My suicide attempt in 2021 was impulsive. It was impulsive, but it was long. It wasn’t well-thought out or planned. I was fumbling, desperate. I spent the entire night trying to kill myself with pills and a knife. I tried to drown myself, which is incredibly hard to do on your own. The body has great survival instincts.
I pride myself on being abstinent from alcohol because being abstinent is potentially what saved my life. I wouldn’t be here if I still drank alcohol and had alcohol in my house during my suicide attempt. I already had acute kidney failure by the time I got to urgent care just off of the pills alone, without the aid of alcohol.
One of the main reasons why it hasn’t happened again is because of the medication I was on. I believe the biggest contributor to my suicide attempt was being on the wrong medication for my body. The moment they switched my medication to a different SSRI, I was instantly better.

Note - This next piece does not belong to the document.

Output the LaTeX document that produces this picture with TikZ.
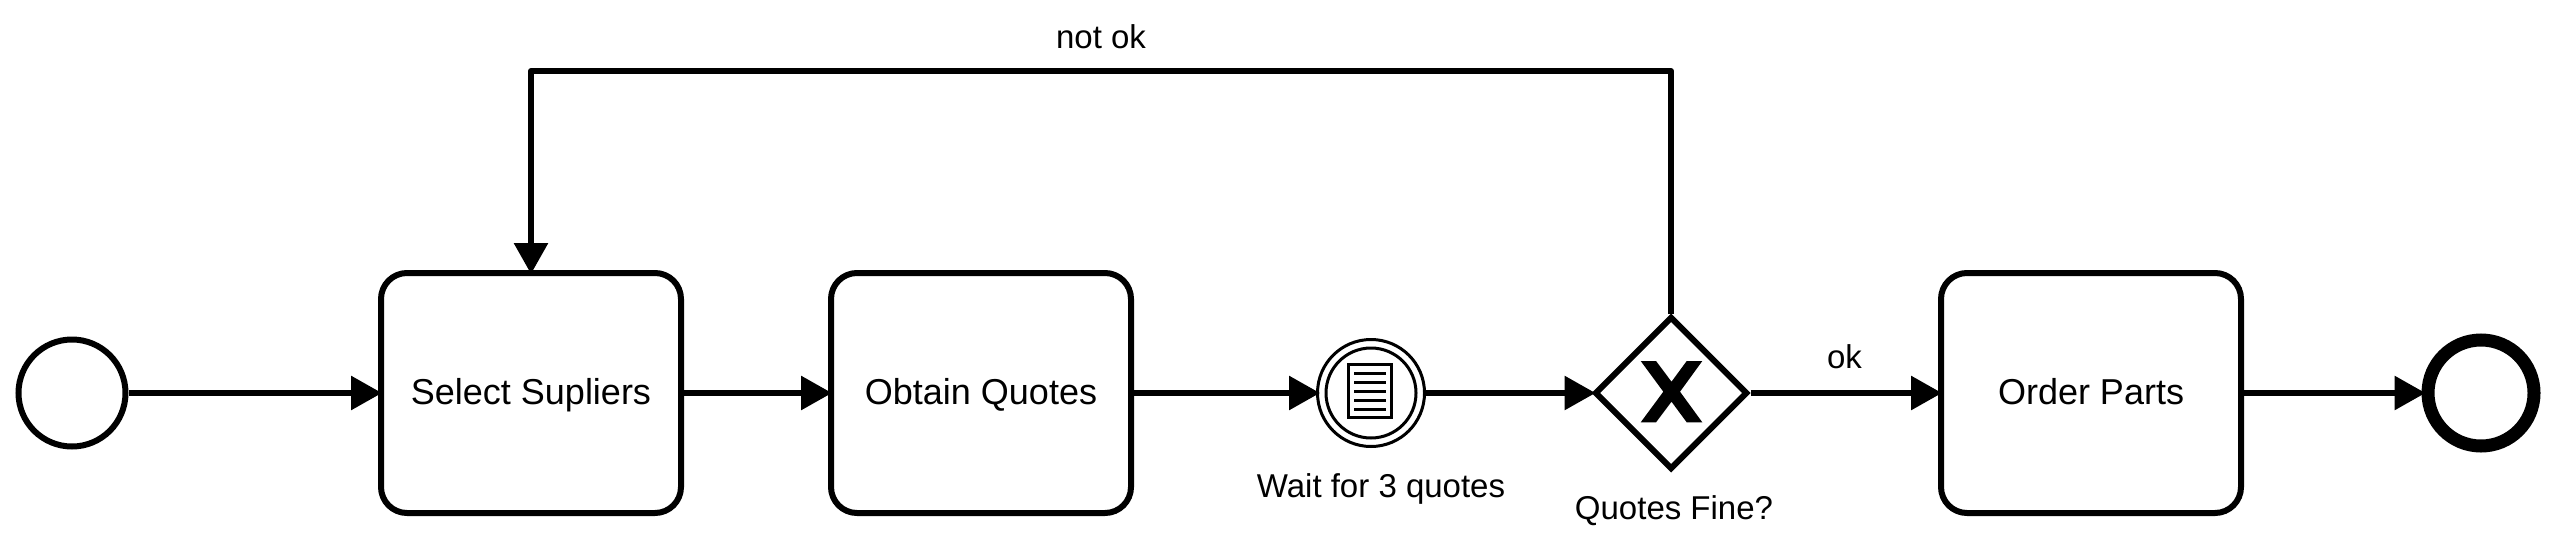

I suppose I also have had a mind shift since then. I used to think of eternal rest as enticing because I was so utterly exhausted. But now I’m afraid of not waking up again, not having my own family, not being able to love and be loved. I guess that means I have things to live for now.
I still don’t trust that part of myself. How can you when you try to kill yourself? But I trust myself enough to never let myself get to that point again. I trust and know myself enough to know when I need to get help or when I’m spiraling, or showing the slightest signs of depression. I’m in a much better place now.